● **YOUR OBJECTIVE**: Will you write out the data exactly, excluding every picture?

● **STORED DATA**:
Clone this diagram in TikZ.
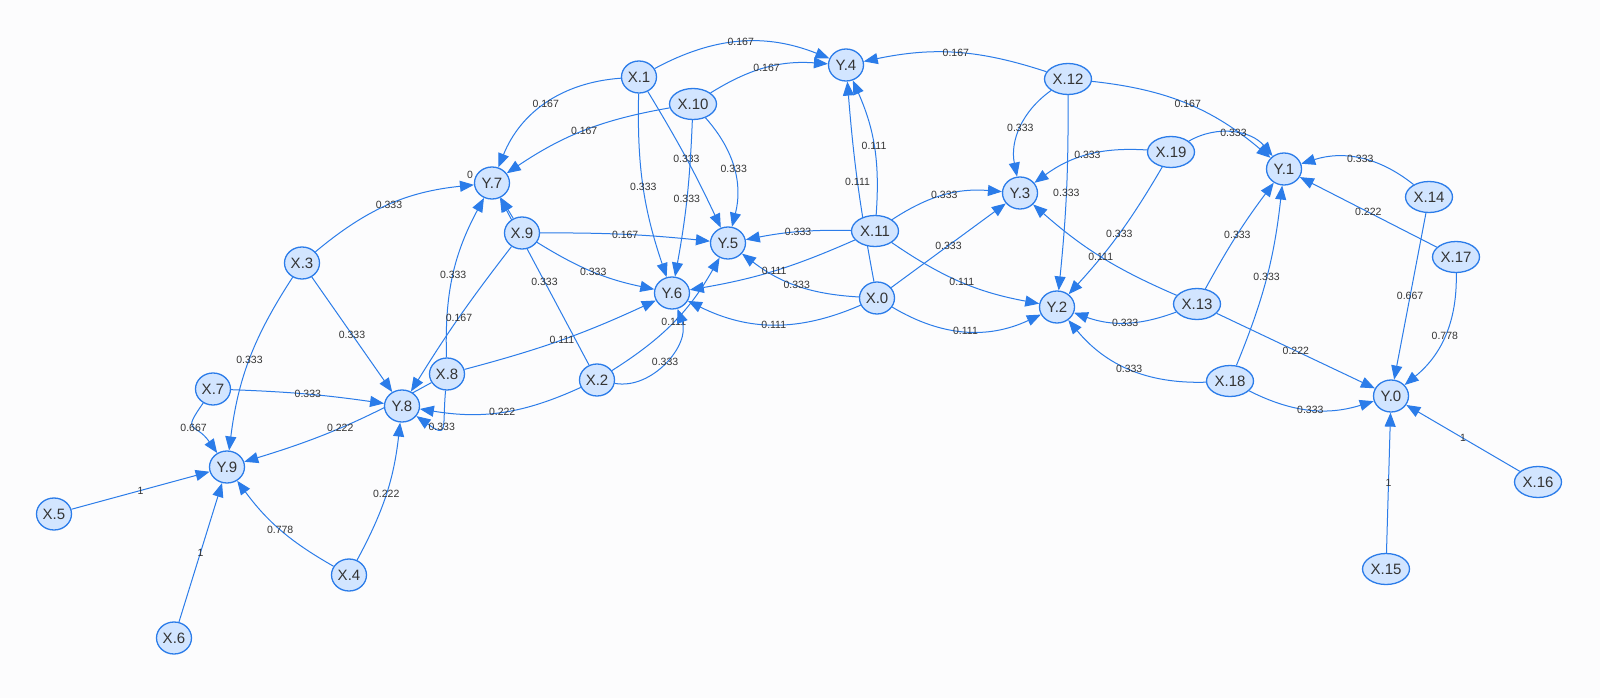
\documentclass[tikz,border=0pt]{standalone}
\usepackage{fontspec}
\setmainfont{Liberation Sans}
\usetikzlibrary{shapes.geometric,arrows.meta}
\pgfdeclarelayer{bg}
\pgfsetlayers{bg,main}
\definecolor{nodefill}{RGB}{210,229,255}
\definecolor{nodeborder}{RGB}{43,124,233}
\definecolor{edgecol}{RGB}{43,124,233}
\definecolor{labcol}{RGB}{52,52,52}
\definecolor{bgcol}{RGB}{252,252,253}
\tikzset{
  nd/.style={ellipse, draw=nodeborder, fill=nodefill, line width=1.3pt, inner sep=0pt,
    minimum width=35pt, minimum height=32pt, font=\fontsize{15}{18}\selectfont, text=labcol},
  ndw/.style={nd, minimum width=47pt, minimum height=31pt},
  edge/.style={draw=edgecol, line width=1pt, -{Triangle[length=14pt,width=11pt]}},
  lab/.style={font=\fontsize{10.5}{12}\selectfont, text=labcol, inner sep=0.5pt}
}
\begin{document}
\begin{tikzpicture}[x=1pt,y=-1pt]
\begin{pgfonlayer}{bg}
\fill[bgcol] (0,0) rectangle (1600,698);
\end{pgfonlayer}
\useasboundingbox (0,0) rectangle (1600,698);
% X nodes
\node[nd]  (X0)  at (877,298) {X.0};
\node[nd]  (X1)  at (639,77)  {X.1};
\node[nd]  (X2)  at (597,380) {X.2};
\node[nd]  (X3)  at (302,263) {X.3};
\node[nd]  (X4)  at (349,575) {X.4};
\node[nd]  (X5)  at (54,514)  {X.5};
\node[nd]  (X6)  at (174,638) {X.6};
\node[nd]  (X7)  at (213,389) {X.7};
\node[nd]  (X8)  at (447,374) {X.8};
\node[nd]  (X9)  at (522,233) {X.9};
\node[ndw] (X10) at (693,104) {X.10};
\node[ndw] (X11) at (875,231) {X.11};
\node[ndw] (X12) at (1068,79) {X.12};
\node[ndw] (X13) at (1197,304) {X.13};
\node[ndw] (X14) at (1429,197) {X.14};
\node[ndw] (X15) at (1386,569) {X.15};
\node[ndw] (X16) at (1538,482) {X.16};
\node[ndw] (X17) at (1456,257) {X.17};
\node[ndw] (X18) at (1230,381) {X.18};
\node[ndw] (X19) at (1171,152) {X.19};
% Y nodes
\node[nd] (Y0) at (1391,396) {Y.0};
\node[nd] (Y1) at (1284,169) {Y.1};
\node[nd] (Y2) at (1057,307) {Y.2};
\node[nd] (Y3) at (1020,193) {Y.3};
\node[nd] (Y4) at (846,65)   {Y.4};
\node[nd] (Y5) at (728,243)  {Y.5};
\node[nd] (Y6) at (672,293)  {Y.6};
\node[nd] (Y7) at (492,183)  {Y.7};
\node[nd] (Y8) at (402,406)  {Y.8};
\node[nd] (Y9) at (227,467)  {Y.9};
\begin{pgfonlayer}{bg}
% Y.0
\draw[edge] (X13) to node[lab]{0.222} (Y0);
\draw[edge] (X18) to[bend right=22] node[lab]{0.333} (Y0);
\draw[edge] (X14) to node[lab]{0.667} (Y0);
\draw[edge] (X17) to[bend left=26] node[lab]{0.778} (Y0);
\draw[edge] (X15) to node[lab]{1} (Y0);
\draw[edge] (X16) to node[lab]{1} (Y0);
% Y.1
\draw[edge] (X12) to[bend left=17] node[lab]{0.167} (Y1);
\draw[edge] (X19) to[bend left=40] node[lab]{0.333} (Y1);
\draw[edge] (X14) to[bend right=28] node[lab]{0.333} (Y1);
\draw[edge] (X17) to node[lab]{0.222} (Y1);
\draw[edge] (X13) to[bend left=4] node[lab]{0.333} (Y1);
\draw[edge] (X18) to[bend right=8] node[lab]{0.333} (Y1);
% Y.2
\draw[edge] (X11) to[bend right=12] node[lab]{0.111} (Y2);
\draw[edge] (X0) to[bend right=28] node[lab]{0.111} (Y2);
\draw[edge] (X12) to[bend left=3] node[lab]{0.333} (Y2);
\draw[edge] (X19) to[bend left=6] node[lab]{0.333} (Y2);
\draw[edge] (X13) to[bend left=20] node[lab]{0.333} (Y2);
\draw[edge] (X18) to[bend left=26] node[lab]{0.333} (Y2);
% Y.3
\draw[edge] (X11) to[bend left=19] node[lab]{0.333} (Y3);
\draw[edge] (X0) to node[lab]{0.333} (Y3);
\draw[edge] (X12) to[bend right=33] node[lab]{0.333} (Y3);
\draw[edge] (X19) to[bend right=20] node[lab]{0.333} (Y3);
\draw[edge] (X13) to[bend left=9] node[lab]{0.111} (Y3);
% Y.4
\draw[edge] (X1) to[bend left=25] node[lab]{0.167} (Y4);
\draw[edge] (X10) to[bend left=18] node[lab]{0.167} (Y4);
\draw[edge] (X12) to[bend right=15] node[lab]{0.167} (Y4);
\draw[edge] (X11) to[bend right=14] node[lab]{0.111} (Y4);
\draw[edge] (X0) to[bend left=3] node[lab]{0.111} (Y4);
% Y.5
\draw[edge] (X1) to[bend left=3] node[lab]{0.333} (Y5);
\draw[edge] (X10) to[bend left=28] node[lab]{0.333} (Y5);
\draw[edge] (X9) to[bend left=3] node[lab]{0.167} (Y5);
\draw[edge] (X11) to[bend right=6] node[lab]{0.333} (Y5);
\draw[edge] (X0) to[bend left=17] node[lab]{0.333} (Y5);
\draw[edge] (X2) to[bend right=14] node[lab]{0.111} (Y5);
% Y.6
\draw[edge] (X1) to[bend right=10] node[lab]{0.333} (Y6);
\draw[edge] (X10) to[bend left=4] node[lab]{0.333} (Y6);
\draw[edge] (X9) to[bend right=10] node[lab]{0.333} (Y6);
\draw[edge] (X8) to[bend right=5] node[lab]{0.111} (Y6);
\draw[edge] (X11) to[bend left=7] node[lab]{0.111} (Y6);
\draw[edge] (X0) to[bend left=25] node[lab]{0.111} (Y6);
\draw[edge] (X2) to[bend right=60] node[lab]{0.333} (Y6);
% Y.7
\draw[edge] (X1) to[bend right=32] node[lab]{0.167} (Y7);
\draw[edge] (X10) to[bend right=12] node[lab]{0.167} (Y7);
\draw[edge] (X3) to[bend left=17] node[lab]{0.333} (Y7);
\draw[edge] (X9) to node[lab, xshift=-37pt, yshift=33pt]{0} (Y7);
\draw[edge] (X2) to node[lab]{0.333} (Y7);
\draw[edge] (X8) to[bend left=15] node[lab]{0.333} (Y7);
% Y.8
\draw[edge] (X9) to[bend right=3] node[lab]{0.167} (Y8);
\draw[edge] (X3) to node[lab]{0.333} (Y8);
\draw[edge] (X7) to[bend left=3] node[lab]{0.333} (Y8);
\draw[edge] (X8) to[out=-95, in=-35, looseness=2.6] node[lab]{0.333} (Y8);
\draw[edge] (X4) to[bend right=11] node[lab]{0.222} (Y8);
\draw[edge] (X2) to[bend left=17] node[lab]{0.222} (Y8);
% Y.9
\draw[edge] (X3) to[bend right=13] node[lab]{0.333} (Y9);
\draw[edge] (X7) to[out=235, in=125, looseness=1.9] node[lab]{0.667} (Y9);
\draw[edge] (X8) to[bend left=6] node[lab]{0.222} (Y9);
\draw[edge] (X5) to node[lab]{1} (Y9);
\draw[edge] (X6) to node[lab]{1} (Y9);
\draw[edge] (X4) to[bend left=12] node[lab]{0.778} (Y9);
\end{pgfonlayer}
\end{tikzpicture}
\end{document}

● **TASK ANSWER**:
Clone this diagram in TikZ.
\documentclass[tikz,border=0pt]{standalone}
\usepackage{fontspec}
\setmainfont{Liberation Sans}
\usetikzlibrary{shapes.geometric,arrows.meta}
\pgfdeclarelayer{bg}
\pgfsetlayers{bg,main}
\definecolor{nodefill}{RGB}{210,229,255}
\definecolor{nodeborder}{RGB}{43,124,233}
\definecolor{edgecol}{RGB}{43,124,233}
\definecolor{labcol}{RGB}{52,52,52}
\definecolor{bgcol}{RGB}{252,252,253}
\tikzset{
  nd/.style={ellipse, draw=nodeborder, fill=nodefill, line width=1.3pt, inner sep=0pt,
    minimum width=35pt, minimum height=32pt, font=\fontsize{15}{18}\selectfont, text=labcol},
  ndw/.style={nd, minimum width=47pt, minimum height=31pt},
  edge/.style={draw=edgecol, line width=1pt, -{Triangle[length=14pt,width=11pt]}},
  lab/.style={font=\fontsize{10.5}{12}\selectfont, text=labcol, inner sep=0.5pt}
}
\begin{document}
\begin{tikzpicture}[x=1pt,y=-1pt]
\begin{pgfonlayer}{bg}
\fill[bgcol] (0,0) rectangle (1600,698);
\end{pgfonlayer}
\useasboundingbox (0,0) rectangle (1600,698);
% X nodes
\node[nd]  (X0)  at (877,298) {X.0};
\node[nd]  (X1)  at (639,77)  {X.1};
\node[nd]  (X2)  at (597,380) {X.2};
\node[nd]  (X3)  at (302,263) {X.3};
\node[nd]  (X4)  at (349,575) {X.4};
\node[nd]  (X5)  at (54,514)  {X.5};
\node[nd]  (X6)  at (174,638) {X.6};
\node[nd]  (X7)  at (213,389) {X.7};
\node[nd]  (X8)  at (447,374) {X.8};
\node[nd]  (X9)  at (522,233) {X.9};
\node[ndw] (X10) at (693,104) {X.10};
\node[ndw] (X11) at (875,231) {X.11};
\node[ndw] (X12) at (1068,79) {X.12};
\node[ndw] (X13) at (1197,304) {X.13};
\node[ndw] (X14) at (1429,197) {X.14};
\node[ndw] (X15) at (1386,569) {X.15};
\node[ndw] (X16) at (1538,482) {X.16};
\node[ndw] (X17) at (1456,257) {X.17};
\node[ndw] (X18) at (1230,381) {X.18};
\node[ndw] (X19) at (1171,152) {X.19};
% Y nodes
\node[nd] (Y0) at (1391,396) {Y.0};
\node[nd] (Y1) at (1284,169) {Y.1};
\node[nd] (Y2) at (1057,307) {Y.2};
\node[nd] (Y3) at (1020,193) {Y.3};
\node[nd] (Y4) at (846,65)   {Y.4};
\node[nd] (Y5) at (728,243)  {Y.5};
\node[nd] (Y6) at (672,293)  {Y.6};
\node[nd] (Y7) at (492,183)  {Y.7};
\node[nd] (Y8) at (402,406)  {Y.8};
\node[nd] (Y9) at (227,467)  {Y.9};
\begin{pgfonlayer}{bg}
% Y.0
\draw[edge] (X13) to node[lab]{0.222} (Y0);
\draw[edge] (X18) to[bend right=22] node[lab]{0.333} (Y0);
\draw[edge] (X14) to node[lab]{0.667} (Y0);
\draw[edge] (X17) to[bend left=26] node[lab]{0.778} (Y0);
\draw[edge] (X15) to node[lab]{1} (Y0);
\draw[edge] (X16) to node[lab]{1} (Y0);
% Y.1
\draw[edge] (X12) to[bend left=17] node[lab]{0.167} (Y1);
\draw[edge] (X19) to[bend left=40] node[lab]{0.333} (Y1);
\draw[edge] (X14) to[bend right=28] node[lab]{0.333} (Y1);
\draw[edge] (X17) to node[lab]{0.222} (Y1);
\draw[edge] (X13) to[bend left=4] node[lab]{0.333} (Y1);
\draw[edge] (X18) to[bend right=8] node[lab]{0.333} (Y1);
% Y.2
\draw[edge] (X11) to[bend right=12] node[lab]{0.111} (Y2);
\draw[edge] (X0) to[bend right=28] node[lab]{0.111} (Y2);
\draw[edge] (X12) to[bend left=3] node[lab]{0.333} (Y2);
\draw[edge] (X19) to[bend left=6] node[lab]{0.333} (Y2);
\draw[edge] (X13) to[bend left=20] node[lab]{0.333} (Y2);
\draw[edge] (X18) to[bend left=26] node[lab]{0.333} (Y2);
% Y.3
\draw[edge] (X11) to[bend left=19] node[lab]{0.333} (Y3);
\draw[edge] (X0) to node[lab]{0.333} (Y3);
\draw[edge] (X12) to[bend right=33] node[lab]{0.333} (Y3);
\draw[edge] (X19) to[bend right=20] node[lab]{0.333} (Y3);
\draw[edge] (X13) to[bend left=9] node[lab]{0.111} (Y3);
% Y.4
\draw[edge] (X1) to[bend left=25] node[lab]{0.167} (Y4);
\draw[edge] (X10) to[bend left=18] node[lab]{0.167} (Y4);
\draw[edge] (X12) to[bend right=15] node[lab]{0.167} (Y4);
\draw[edge] (X11) to[bend right=14] node[lab]{0.111} (Y4);
\draw[edge] (X0) to[bend left=3] node[lab]{0.111} (Y4);
% Y.5
\draw[edge] (X1) to[bend left=3] node[lab]{0.333} (Y5);
\draw[edge] (X10) to[bend left=28] node[lab]{0.333} (Y5);
\draw[edge] (X9) to[bend left=3] node[lab]{0.167} (Y5);
\draw[edge] (X11) to[bend right=6] node[lab]{0.333} (Y5);
\draw[edge] (X0) to[bend left=17] node[lab]{0.333} (Y5);
\draw[edge] (X2) to[bend right=14] node[lab]{0.111} (Y5);
% Y.6
\draw[edge] (X1) to[bend right=10] node[lab]{0.333} (Y6);
\draw[edge] (X10) to[bend left=4] node[lab]{0.333} (Y6);
\draw[edge] (X9) to[bend right=10] node[lab]{0.333} (Y6);
\draw[edge] (X8) to[bend right=5] node[lab]{0.111} (Y6);
\draw[edge] (X11) to[bend left=7] node[lab]{0.111} (Y6);
\draw[edge] (X0) to[bend left=25] node[lab]{0.111} (Y6);
\draw[edge] (X2) to[bend right=60] node[lab]{0.333} (Y6);
% Y.7
\draw[edge] (X1) to[bend right=32] node[lab]{0.167} (Y7);
\draw[edge] (X10) to[bend right=12] node[lab]{0.167} (Y7);
\draw[edge] (X3) to[bend left=17] node[lab]{0.333} (Y7);
\draw[edge] (X9) to node[lab, xshift=-37pt, yshift=33pt]{0} (Y7);
\draw[edge] (X2) to node[lab]{0.333} (Y7);
\draw[edge] (X8) to[bend left=15] node[lab]{0.333} (Y7);
% Y.8
\draw[edge] (X9) to[bend right=3] node[lab]{0.167} (Y8);
\draw[edge] (X3) to node[lab]{0.333} (Y8);
\draw[edge] (X7) to[bend left=3] node[lab]{0.333} (Y8);
\draw[edge] (X8) to[out=-95, in=-35, looseness=2.6] node[lab]{0.333} (Y8);
\draw[edge] (X4) to[bend right=11] node[lab]{0.222} (Y8);
\draw[edge] (X2) to[bend left=17] node[lab]{0.222} (Y8);
% Y.9
\draw[edge] (X3) to[bend right=13] node[lab]{0.333} (Y9);
\draw[edge] (X7) to[out=235, in=125, looseness=1.9] node[lab]{0.667} (Y9);
\draw[edge] (X8) to[bend left=6] node[lab]{0.222} (Y9);
\draw[edge] (X5) to node[lab]{1} (Y9);
\draw[edge] (X6) to node[lab]{1} (Y9);
\draw[edge] (X4) to[bend left=12] node[lab]{0.778} (Y9);
\end{pgfonlayer}
\end{tikzpicture}
\end{document}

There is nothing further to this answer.